Now, new board by new board, that is changing.
Marcie and Jeremy Howard of Hope bought the building last April from most recent owners Briar and Jon Fishman. Over the last year, the couple has been busy with a massive renovation project that should leave them with a general store that looks old-fashioned but allows them to try new ideas — including showcasing locally grown produce and goods, and tempting diners with a well-thought-out cafe. If all goes well, the store will be open by late spring or early summer.
“I never thought that I would own a general store,” Marcie Howard said. “Now, it’s something I want to do.”
On a recent Saturday morning, the Howards and their three young sons showed off the changing structure.
Jeremy Howard’s other job is as a contractor with his Heartwood Carpentry company, and he has been able to do the work himself. His wife, who teaches sign language classes to children and makes “upcycled” wool mittens, said that they have been pleased about the excitement of locals who are looking forward to its reopening after a hiatus of about four years.
“It’s all positive,” she said of the local feedback.
“It’s always been kind of the cornerstone of Lincolnville Center,” her husband added. “It’s important.”
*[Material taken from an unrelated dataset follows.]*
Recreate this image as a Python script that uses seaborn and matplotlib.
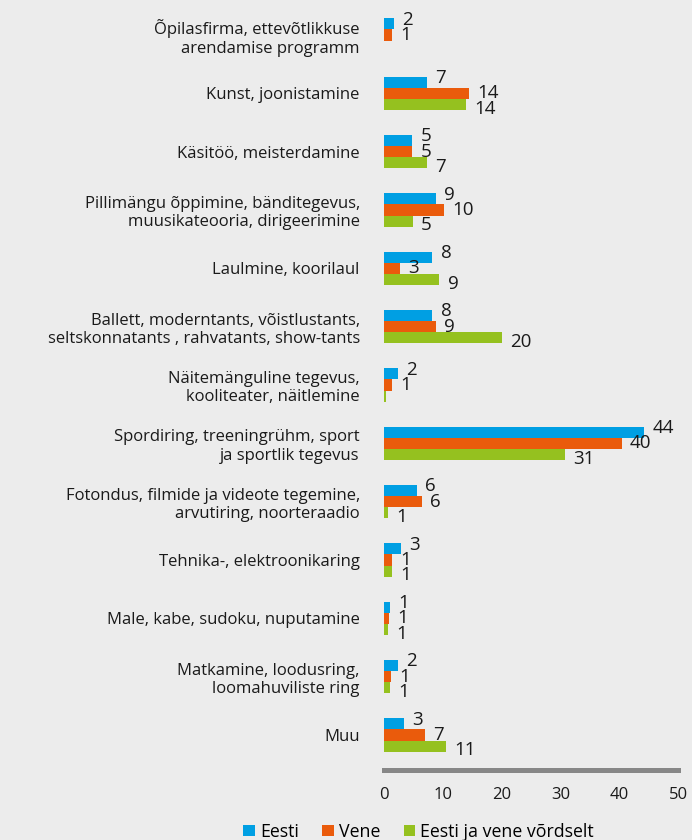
import pandas as pd
import seaborn as sns
import matplotlib.pyplot as plt
from matplotlib.patches import Patch

categories = [
    "Õpilasfirma, ettevõtlikkuse\narendamise programm",
    "Kunst, joonistamine",
    "Käsitöö, meisterdamine",
    "Pillimängu õppimine, bänditegevus,\nmuusikateooria, dirigeerimine",
    "Laulmine, koorilaul",
    "Ballett, moderntants, võistlustants,\nseltskonnatants , rahvatants, show-tants",
    "Näitemänguline tegevus,\nkooliteater, näitlemine",
    "Spordiring, treeningrühm, sport\nja sportlik tegevus",
    "Fotondus, filmide ja videote tegemine,\narvutiring, noorteraadio",
    "Tehnika-, elektroonikaring",
    "Male, kabe, sudoku, nuputamine",
    "Matkamine, loodusring,\nloomahuviliste ring",
    "Muu",
]
series = ["Eesti", "Vene", "Eesti ja vene võrdselt"]
eesti = [1.7, 7.3, 4.8, 8.8, 8.2, 8.2, 2.4, 44.2, 5.6, 2.9, 1.0, 2.4, 3.4]
vene = [1.36, 14.4, 4.8, 10.2, 2.7, 8.8, 1.4, 40.4, 6.4, 1.4, 0.85, 1.2, 7.0]
vordselt = [0.0, 13.9, 7.3, 4.9, 9.4, 20.1, 0.4, 30.8, 0.7, 1.4, 0.6, 1.0, 10.5]
x_ticks = [0, 10, 20, 30, 40, 50]

colors = ["#009fe3", "#ea5b0c", "#95c11f"]
bg = "#ececec"

rows = []
for name, vals in zip(series, [eesti, vene, vordselt]):
    for cat, v in zip(categories, vals):
        rows.append({"kategooria": cat, "rühm": name, "väärtus": v})
df = pd.DataFrame(rows)

plt.rcParams["font.family"] = ["Open Sans", "DejaVu Sans"]

fig = plt.figure(figsize=(6.92, 8.4), dpi=100, facecolor=bg)
ax = fig.add_axes([0.555, 0.0833, 0.425, 0.9167])
ax.set_facecolor(bg)

sns.barplot(data=df, y="kategooria", x="väärtus", hue="rühm", hue_order=series,
            palette=colors, orient="h", width=0.57, gap=0, saturation=1,
            legend=False, ax=ax, linewidth=0)

# value labels, staggered vertically like the original
y_shift = [3, 0, -3]
for cont, shift in zip(ax.containers, y_shift):
    for bar in cont:
        w = bar.get_width()
        lab = int(w + 0.5)
        if lab == 0:
            continue
        yc = bar.get_y() + bar.get_height() / 2
        ax.annotate(str(lab), (w, yc), xytext=(6, shift), textcoords="offset points",
                    ha="left", va="center", fontsize=13.5, color="#1a1a1a")

ax.set_xlim(0, 50)
ax.set_ylim(12.6, -0.6)
ax.set_xticks(x_ticks)
ax.set_xlabel("")
ax.set_ylabel("")

for s in ["top", "right", "left"]:
    ax.spines[s].set_visible(False)
ax.spines["bottom"].set_color("#878787")
ax.spines["bottom"].set_linewidth(3.6)

ax.tick_params(left=False, bottom=False, labelsize=12, colors="#1a1a1a")
ax.tick_params(axis="y", pad=14)
ax.tick_params(axis="x", pad=9)
for t in ax.get_yticklabels():
    t.set_linespacing(1.2)
    t.set_fontsize(12)

handles = [Patch(facecolor=c, edgecolor="none") for c in colors]
fig.legend(handles, series, loc="lower center", bbox_to_anchor=(0.605, -0.02), ncol=3,
           frameon=False, fontsize=12.8, handlelength=0.65, handleheight=0.65,
           handletextpad=0.3, columnspacing=1.3)

fig.savefig("out.png", dpi=100, facecolor=bg)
Jeremy Howard said he had to essentially gut the building and has worked to put in a large addition behind the original store structure. In that new place, the couple will sell groceries and other things that the community needs. They have had requests from locals for fresh produce, fishing tackle, feed and seed and organic baby product options.
“Things people won’t have to go to Belfast or Rockland for,” Marcie Howard said.
In the original store space, they will have the cafe, featuring sandwiches, pizza, quiche, soup and breakfast items. It will also feature wireless Internet access and coffee, and the couple imagines that it could be a place for the community to gather for movie nights, classes, talks, music and other events.
“We’re really looking forward to the next couple years of figuring out what the community needs the store to be,” Jeremy Howard said.
Town Administrator David Kinney said more than 2,000 people live in Lincolnville, spread out between the center, the beach and what he affectionately refers to as “the hinterlands.” The center has been undergoing something of a renaissance, he said, with an upcoming town office expansion project, the renovation of the old schoolhouse and, of course, the general store.
Residents are looking forward to having it open again, he said.
“The community is very excited,” Kinney said. “I think people are maybe not literally, but figuratively, standing at the door.”